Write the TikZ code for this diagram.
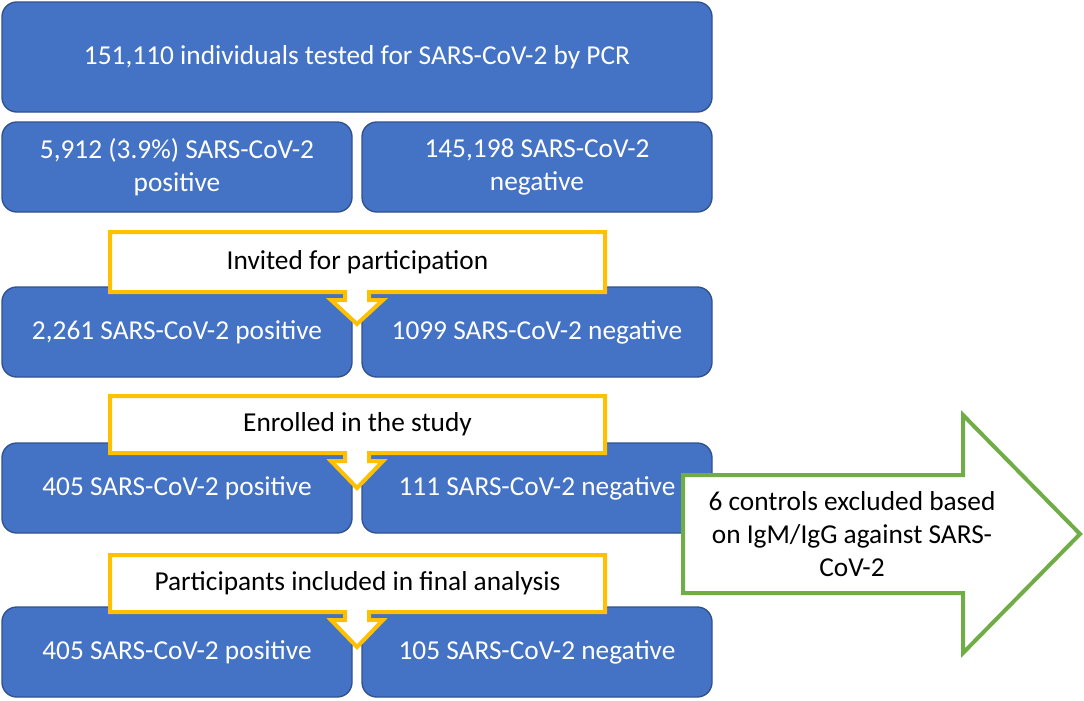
\documentclass[tikz,border=0pt]{standalone}
\usepackage{fontspec}
\setmainfont{Carlito}
\usetikzlibrary{positioning}
\definecolor{boxblue}{HTML}{4472C4}
\definecolor{boxedge}{HTML}{2F528F}
\definecolor{callyellow}{HTML}{FFC000}
\definecolor{exclgreen}{HTML}{70AD47}

% down arrow callout: name, top, bottom, tip, text
\newcommand{\downcallout}[5]{%
  \draw[callout] (110,#2) -- (605,#2) -- (605,#3) -- (369,#3) -- (369,#3+8)
    -- (383,#3+8) -- (357,#4) -- (331,#3+8) -- (345,#3+8) -- (345,#3)
    -- (110,#3) -- cycle;
  \node[calltext] (#1) at (357.5,{(#2+#3)/2}) {#5};
}

\begin{document}
\begin{tikzpicture}[
  x=0.75pt, y=-0.75pt,
  bluebox/.style={rounded corners=11pt, draw=boxedge, line width=1pt, fill=boxblue,
    text=white, align=center, font=\fontsize{20.5pt}{25pt}\selectfont,
    minimum width=262.5pt, minimum height=67.5pt, inner sep=0pt},
  callout/.style={draw=callyellow, line width=3pt, fill=white},
  calltext/.style={text=black, align=center, font=\fontsize{20.5pt}{25pt}\selectfont, inner sep=0pt},
  exclarrow/.style={draw=exclgreen, line width=3pt, fill=white}
]
\useasboundingbox (0,0) rectangle (1084,700);

% screening
\node[bluebox, minimum width=532.5pt, minimum height=82.5pt] (tested) at (357,57)
  {151,110 individuals tested for SARS-CoV-2 by PCR};
\node[bluebox] (pcrpos) at (177,167) {5,912 (3.9\%) SARS-CoV-2\\positive};
\node[bluebox] (pcrneg) at (537,167) {145,198 SARS-CoV-2\\negative};

% invited, enrolled, analysed
\node[bluebox] (invpos) at (177,332) {2,261 SARS-CoV-2 positive};
\node[bluebox] (invneg) at (537,332) {1099 SARS-CoV-2 negative};
\node[bluebox] (enrpos) at (177,488) {405 SARS-CoV-2 positive};
\node[bluebox] (enrneg) at (537,488) {111 SARS-CoV-2 negative};
\node[bluebox] (finpos) at (177,652) {405 SARS-CoV-2 positive};
\node[bluebox] (finneg) at (537,652) {105 SARS-CoV-2 negative};

\downcallout{invited}{232}{292}{324}{Invited for participation}
\downcallout{enrolled}{396}{453}{488}{Enrolled in the study}
\downcallout{final}{555}{612}{647}{Participants included in final analysis}

% excluded controls
\draw[exclarrow] (683,475) -- (963,475) -- (963,415) -- (1080,534) -- (963,653)
  -- (963,593) -- (683,593) -- cycle;
\node[calltext] (excluded) at (852,534)
  {6 controls excluded based\\on IgM/IgG against SARS-\\CoV-2};
\end{tikzpicture}
\end{document}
+++
# What to do
Repeat the data exactly, dropping every picture it holds.

# Full response
Write the TikZ code for this diagram.
\documentclass[tikz,border=0pt]{standalone}
\usepackage{fontspec}
\setmainfont{Carlito}
\usetikzlibrary{positioning}
\definecolor{boxblue}{HTML}{4472C4}
\definecolor{boxedge}{HTML}{2F528F}
\definecolor{callyellow}{HTML}{FFC000}
\definecolor{exclgreen}{HTML}{70AD47}

% down arrow callout: name, top, bottom, tip, text
\newcommand{\downcallout}[5]{%
  \draw[callout] (110,#2) -- (605,#2) -- (605,#3) -- (369,#3) -- (369,#3+8)
    -- (383,#3+8) -- (357,#4) -- (331,#3+8) -- (345,#3+8) -- (345,#3)
    -- (110,#3) -- cycle;
  \node[calltext] (#1) at (357.5,{(#2+#3)/2}) {#5};
}

\begin{document}
\begin{tikzpicture}[
  x=0.75pt, y=-0.75pt,
  bluebox/.style={rounded corners=11pt, draw=boxedge, line width=1pt, fill=boxblue,
    text=white, align=center, font=\fontsize{20.5pt}{25pt}\selectfont,
    minimum width=262.5pt, minimum height=67.5pt, inner sep=0pt},
  callout/.style={draw=callyellow, line width=3pt, fill=white},
  calltext/.style={text=black, align=center, font=\fontsize{20.5pt}{25pt}\selectfont, inner sep=0pt},
  exclarrow/.style={draw=exclgreen, line width=3pt, fill=white}
]
\useasboundingbox (0,0) rectangle (1084,700);

% screening
\node[bluebox, minimum width=532.5pt, minimum height=82.5pt] (tested) at (357,57)
  {151,110 individuals tested for SARS-CoV-2 by PCR};
\node[bluebox] (pcrpos) at (177,167) {5,912 (3.9\%) SARS-CoV-2\\positive};
\node[bluebox] (pcrneg) at (537,167) {145,198 SARS-CoV-2\\negative};

% invited, enrolled, analysed
\node[bluebox] (invpos) at (177,332) {2,261 SARS-CoV-2 positive};
\node[bluebox] (invneg) at (537,332) {1099 SARS-CoV-2 negative};
\node[bluebox] (enrpos) at (177,488) {405 SARS-CoV-2 positive};
\node[bluebox] (enrneg) at (537,488) {111 SARS-CoV-2 negative};
\node[bluebox] (finpos) at (177,652) {405 SARS-CoV-2 positive};
\node[bluebox] (finneg) at (537,652) {105 SARS-CoV-2 negative};

\downcallout{invited}{232}{292}{324}{Invited for participation}
\downcallout{enrolled}{396}{453}{488}{Enrolled in the study}
\downcallout{final}{555}{612}{647}{Participants included in final analysis}

% excluded controls
\draw[exclarrow] (683,475) -- (963,475) -- (963,415) -- (1080,534) -- (963,653)
  -- (963,593) -- (683,593) -- cycle;
\node[calltext] (excluded) at (852,534)
  {6 controls excluded based\\on IgM/IgG against SARS-\\CoV-2};
\end{tikzpicture}
\end{document}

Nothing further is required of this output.